**The request:**
Seek out every line containing the word "with", and copy each.

**Dataset section:**
>> START
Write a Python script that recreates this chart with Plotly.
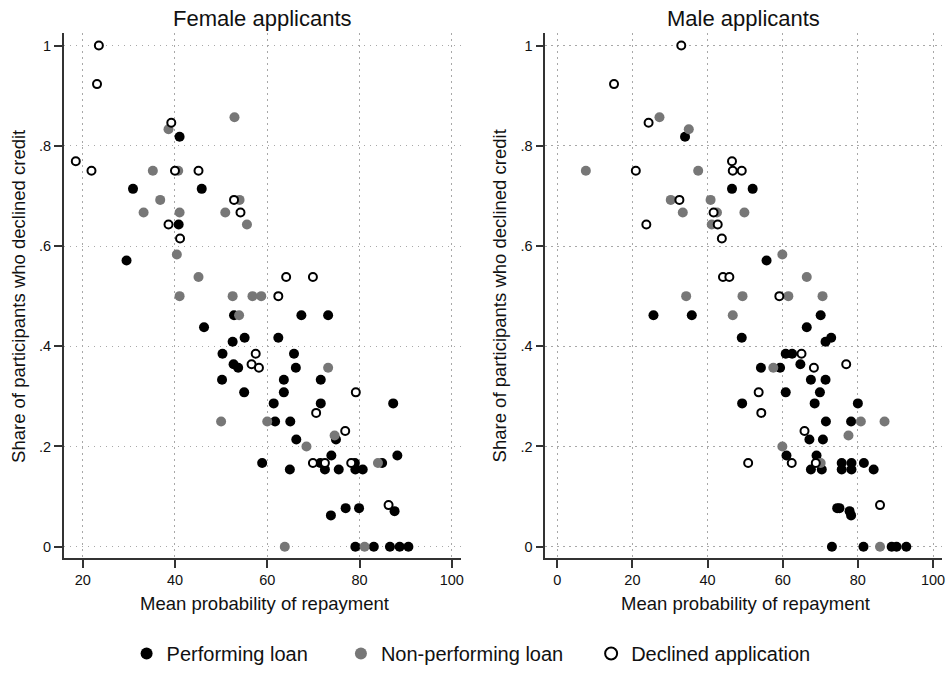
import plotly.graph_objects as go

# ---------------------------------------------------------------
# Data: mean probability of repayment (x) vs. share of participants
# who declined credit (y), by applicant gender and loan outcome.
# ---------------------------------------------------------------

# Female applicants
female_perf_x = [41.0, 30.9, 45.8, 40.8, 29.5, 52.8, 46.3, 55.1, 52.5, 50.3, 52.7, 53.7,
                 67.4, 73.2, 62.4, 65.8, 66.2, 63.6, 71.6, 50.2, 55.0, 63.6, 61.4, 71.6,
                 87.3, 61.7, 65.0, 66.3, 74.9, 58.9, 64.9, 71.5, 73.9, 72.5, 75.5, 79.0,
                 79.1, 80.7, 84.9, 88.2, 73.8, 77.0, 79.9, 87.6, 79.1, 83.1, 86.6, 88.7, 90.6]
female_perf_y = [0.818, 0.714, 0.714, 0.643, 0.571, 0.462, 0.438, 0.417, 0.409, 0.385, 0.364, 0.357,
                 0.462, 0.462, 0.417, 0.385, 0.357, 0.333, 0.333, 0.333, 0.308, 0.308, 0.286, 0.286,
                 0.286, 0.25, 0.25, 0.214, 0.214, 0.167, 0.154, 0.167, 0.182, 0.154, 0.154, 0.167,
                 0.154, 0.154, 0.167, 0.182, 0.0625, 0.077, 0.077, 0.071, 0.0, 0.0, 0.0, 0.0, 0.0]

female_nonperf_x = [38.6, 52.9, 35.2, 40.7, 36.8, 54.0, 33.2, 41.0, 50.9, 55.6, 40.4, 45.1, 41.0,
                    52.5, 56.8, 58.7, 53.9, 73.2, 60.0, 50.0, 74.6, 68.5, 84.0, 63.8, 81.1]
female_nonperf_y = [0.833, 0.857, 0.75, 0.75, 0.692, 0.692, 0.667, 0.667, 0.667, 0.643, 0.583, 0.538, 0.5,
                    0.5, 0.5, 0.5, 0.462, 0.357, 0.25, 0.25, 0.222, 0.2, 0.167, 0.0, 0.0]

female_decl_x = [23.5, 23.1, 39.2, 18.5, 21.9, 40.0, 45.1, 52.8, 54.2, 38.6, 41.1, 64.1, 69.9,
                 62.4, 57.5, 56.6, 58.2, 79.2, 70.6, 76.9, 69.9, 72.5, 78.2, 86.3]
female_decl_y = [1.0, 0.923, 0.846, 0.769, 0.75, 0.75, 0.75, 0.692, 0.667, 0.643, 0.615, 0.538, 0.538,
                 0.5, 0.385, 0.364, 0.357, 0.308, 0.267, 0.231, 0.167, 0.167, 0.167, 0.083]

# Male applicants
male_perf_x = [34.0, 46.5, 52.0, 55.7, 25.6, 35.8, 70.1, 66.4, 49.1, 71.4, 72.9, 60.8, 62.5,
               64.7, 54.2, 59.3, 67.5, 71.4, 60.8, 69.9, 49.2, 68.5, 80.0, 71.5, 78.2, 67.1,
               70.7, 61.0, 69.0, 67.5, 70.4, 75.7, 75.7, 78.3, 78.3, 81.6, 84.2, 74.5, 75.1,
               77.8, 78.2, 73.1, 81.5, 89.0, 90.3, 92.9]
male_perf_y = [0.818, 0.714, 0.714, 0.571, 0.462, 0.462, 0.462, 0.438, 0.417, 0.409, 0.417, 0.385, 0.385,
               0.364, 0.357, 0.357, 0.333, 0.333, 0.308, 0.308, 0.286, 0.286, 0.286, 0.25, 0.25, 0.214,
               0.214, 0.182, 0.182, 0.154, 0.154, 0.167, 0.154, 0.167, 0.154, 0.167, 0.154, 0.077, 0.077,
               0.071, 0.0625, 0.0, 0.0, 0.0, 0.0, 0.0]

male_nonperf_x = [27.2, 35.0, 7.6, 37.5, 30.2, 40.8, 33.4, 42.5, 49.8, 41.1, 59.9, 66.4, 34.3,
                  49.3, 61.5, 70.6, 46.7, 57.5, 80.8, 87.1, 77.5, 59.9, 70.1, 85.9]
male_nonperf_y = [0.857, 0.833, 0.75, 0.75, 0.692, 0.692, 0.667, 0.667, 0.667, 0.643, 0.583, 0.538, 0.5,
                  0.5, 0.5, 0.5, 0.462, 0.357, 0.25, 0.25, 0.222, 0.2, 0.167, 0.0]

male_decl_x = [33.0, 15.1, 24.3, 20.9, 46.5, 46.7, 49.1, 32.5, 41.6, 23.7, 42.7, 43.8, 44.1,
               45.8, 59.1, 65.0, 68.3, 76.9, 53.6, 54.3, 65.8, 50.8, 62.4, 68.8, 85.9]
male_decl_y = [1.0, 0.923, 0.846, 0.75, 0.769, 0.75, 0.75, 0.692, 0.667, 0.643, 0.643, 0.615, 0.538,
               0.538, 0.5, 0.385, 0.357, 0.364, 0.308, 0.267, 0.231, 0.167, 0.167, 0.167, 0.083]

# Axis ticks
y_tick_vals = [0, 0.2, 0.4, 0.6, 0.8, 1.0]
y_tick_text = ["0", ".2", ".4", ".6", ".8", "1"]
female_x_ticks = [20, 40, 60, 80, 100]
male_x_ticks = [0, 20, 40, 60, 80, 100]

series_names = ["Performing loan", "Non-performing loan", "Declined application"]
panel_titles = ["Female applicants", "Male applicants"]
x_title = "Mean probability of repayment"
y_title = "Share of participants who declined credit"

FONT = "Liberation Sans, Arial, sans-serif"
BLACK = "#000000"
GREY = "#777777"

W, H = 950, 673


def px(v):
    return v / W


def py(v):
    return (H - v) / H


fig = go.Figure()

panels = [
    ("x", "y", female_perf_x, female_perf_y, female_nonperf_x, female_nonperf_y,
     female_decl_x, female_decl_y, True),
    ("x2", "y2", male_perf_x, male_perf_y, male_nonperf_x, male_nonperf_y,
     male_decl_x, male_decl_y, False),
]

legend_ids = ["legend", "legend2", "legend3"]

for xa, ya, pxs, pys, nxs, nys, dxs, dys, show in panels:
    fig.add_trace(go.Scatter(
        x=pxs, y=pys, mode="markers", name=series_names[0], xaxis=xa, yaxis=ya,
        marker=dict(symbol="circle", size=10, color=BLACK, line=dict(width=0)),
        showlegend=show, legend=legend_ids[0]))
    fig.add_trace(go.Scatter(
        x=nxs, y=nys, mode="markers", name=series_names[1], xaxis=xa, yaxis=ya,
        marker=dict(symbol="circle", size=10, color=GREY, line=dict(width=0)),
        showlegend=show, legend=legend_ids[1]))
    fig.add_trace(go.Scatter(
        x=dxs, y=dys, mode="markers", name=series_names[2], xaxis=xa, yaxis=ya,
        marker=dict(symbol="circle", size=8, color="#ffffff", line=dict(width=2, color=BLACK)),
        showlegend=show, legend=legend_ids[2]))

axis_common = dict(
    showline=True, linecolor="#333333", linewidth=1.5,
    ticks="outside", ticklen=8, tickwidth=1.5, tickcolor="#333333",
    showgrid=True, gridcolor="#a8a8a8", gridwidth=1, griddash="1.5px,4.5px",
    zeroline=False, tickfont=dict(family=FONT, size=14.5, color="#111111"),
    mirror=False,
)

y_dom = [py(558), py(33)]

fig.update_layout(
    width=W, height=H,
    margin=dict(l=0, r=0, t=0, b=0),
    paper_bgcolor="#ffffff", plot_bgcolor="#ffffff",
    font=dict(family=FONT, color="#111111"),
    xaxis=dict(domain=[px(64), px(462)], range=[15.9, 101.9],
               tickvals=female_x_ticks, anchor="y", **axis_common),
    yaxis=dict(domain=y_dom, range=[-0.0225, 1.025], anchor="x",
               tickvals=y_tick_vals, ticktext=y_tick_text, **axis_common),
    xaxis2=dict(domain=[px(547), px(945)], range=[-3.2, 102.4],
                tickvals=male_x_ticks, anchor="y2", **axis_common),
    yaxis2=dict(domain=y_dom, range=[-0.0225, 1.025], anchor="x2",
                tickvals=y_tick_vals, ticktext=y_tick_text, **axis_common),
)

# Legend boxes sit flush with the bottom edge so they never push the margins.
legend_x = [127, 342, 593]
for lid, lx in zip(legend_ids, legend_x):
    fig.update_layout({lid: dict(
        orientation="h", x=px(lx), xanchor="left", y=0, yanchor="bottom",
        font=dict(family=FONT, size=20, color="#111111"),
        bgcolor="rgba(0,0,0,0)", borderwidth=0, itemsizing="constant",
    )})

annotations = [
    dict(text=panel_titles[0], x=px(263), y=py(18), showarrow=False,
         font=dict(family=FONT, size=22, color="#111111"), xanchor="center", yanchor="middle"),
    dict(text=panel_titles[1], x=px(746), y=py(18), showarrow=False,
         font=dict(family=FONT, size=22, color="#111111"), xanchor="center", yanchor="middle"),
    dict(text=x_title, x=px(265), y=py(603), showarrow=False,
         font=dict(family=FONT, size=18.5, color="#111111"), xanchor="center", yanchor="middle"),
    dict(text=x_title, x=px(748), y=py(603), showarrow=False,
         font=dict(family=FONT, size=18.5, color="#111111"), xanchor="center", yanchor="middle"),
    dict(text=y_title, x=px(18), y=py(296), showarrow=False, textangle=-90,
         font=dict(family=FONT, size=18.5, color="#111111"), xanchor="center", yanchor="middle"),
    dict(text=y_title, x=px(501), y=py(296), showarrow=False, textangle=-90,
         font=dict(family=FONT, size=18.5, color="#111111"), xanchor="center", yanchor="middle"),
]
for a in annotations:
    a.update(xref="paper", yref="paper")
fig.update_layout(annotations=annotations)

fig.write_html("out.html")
>> END
**Answer:**
Write a Python script that recreates this chart with Plotly.
# Legend boxes sit flush with the bottom edge so they never push the margins.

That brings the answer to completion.